Technical analysis: Bulls seem to hold a slight advantage in the current short-term technical environment concerning December hog futures, especially after this week’s decided bounce from pivotal 40-day moving average support near $79.13. Initial support stands at the 10-day moving average near $80.69, which is backed by stout psychological support at $80.00. Today’s high of $81.55 confirmed the strength of initial resistance around the 20-day moving average near $81.55. A breakout above that area would open the door to a test of recent highs at $82.35 and $83.425.
What to do: Get current with feed coverage. Carry all production risk in the cash market for now.
Hedgers: You have 50% of fourth-quarter production hedged in December $84.00 put options at $2.075 and 50% of first-quarter production hedged in February $84.00 puts at $3.35.

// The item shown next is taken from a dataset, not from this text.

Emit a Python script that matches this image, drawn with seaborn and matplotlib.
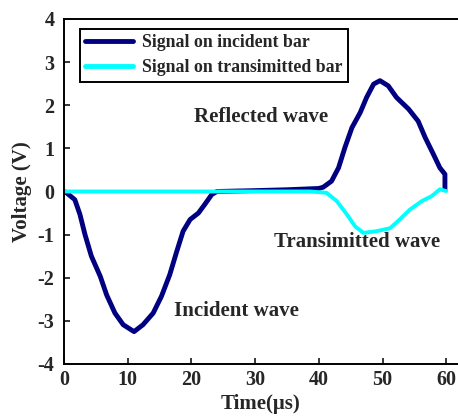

Feed needs: You have all soymeal needs in the cash market through the third week of January. You should also have all corn-for-feed needs covered in the cash market through mid-December.
Cattle
Price action: December live cattle fell 70 cents to $185.60, near the daily low. January feeder cattle rose $1.125 to $253.45, nearer the session high and hit a 3.5-month high. November feeder futures went off the board at $255.125.
Fundamental analysis: Live cattle futures saw another corrective pullback after solid gains seen Monday and Tuesday. Feeder cattle futures continued to push higher on bullish technicals.
Cash cattle trade has been limited this week on mixed ideas on the eventual outcome of this week’s trading. There was light trading in Nebraska and Iowa Wednesday. The bulk of steer trading was in Iowa, averaging $184.67, with Nebraska trading at $185.00. That pulled the 5-area average up to $184.71. A few heifers traded at $186.18 in Iowa and $187.00 in Nebraska. A few mixed lots also traded, averaging $184.96 in Iowa and $188.00 in Nebraska. Steers imply steady trade this week, but the higher heifer and mixed lots suggest firmer cash activity. Unless packers unexpectedly raise cash cattle bids, it’s likely most of this week’s cash trade may not take place until Friday afternoon, which is common during weeks the monthly USDA Cattle on Feed report is out. Friday’s COF report is expected to show on-feed numbers as of Nov. 1 about the same as seen Nov. 1 last year, but marketings and placements are expected to be up from a year ago.
The noon report today saw boxed beef values firmer, with Choice grade up 26 cents at $306.65, while Select grade gained $2.56 to $273.55. Beef packer margins are well into the red this week. Movement at midday was 63 loads. The Choice-Select spread today narrowed to $33.10.
USDA this morning reported U.S. beef export sales of 14,300 MT for 2024, up modestly from a week ago.
Technical analysis: The live and feeder cattle futures bulls have the overall near-term technical advantage. The next upside price objective for the live cattle bulls is to close December futures above solid resistance at the July high of $190.075. The next downside technical objective for the bears is closing prices below solid technical support at the November low of $182.60. First resistance is seen at this week’s high of $186.925 and then at $190.00. First support is seen at $185.00 and then at $184.00.
The next upside price objective for the feeder bulls is to close January futures prices above technical resistance at $257.50. The next downside price objective for the bears is to close prices below solid technical support at $247.50. First resistance is seen at today’s high of $$253.95 and then at $255.00. First support is seen at Wednesday’s low of $251.525 and then at $250.00.
What to do: Get current with feed coverage. Carry all production risk in the cash market for now.
Hedgers: Carry all production risk in the cash market for now.
Feed needs: You have all soymeal needs in the cash market through the third week of January. You should also have all corn-for-feed needs covered in the cash market through mid-December.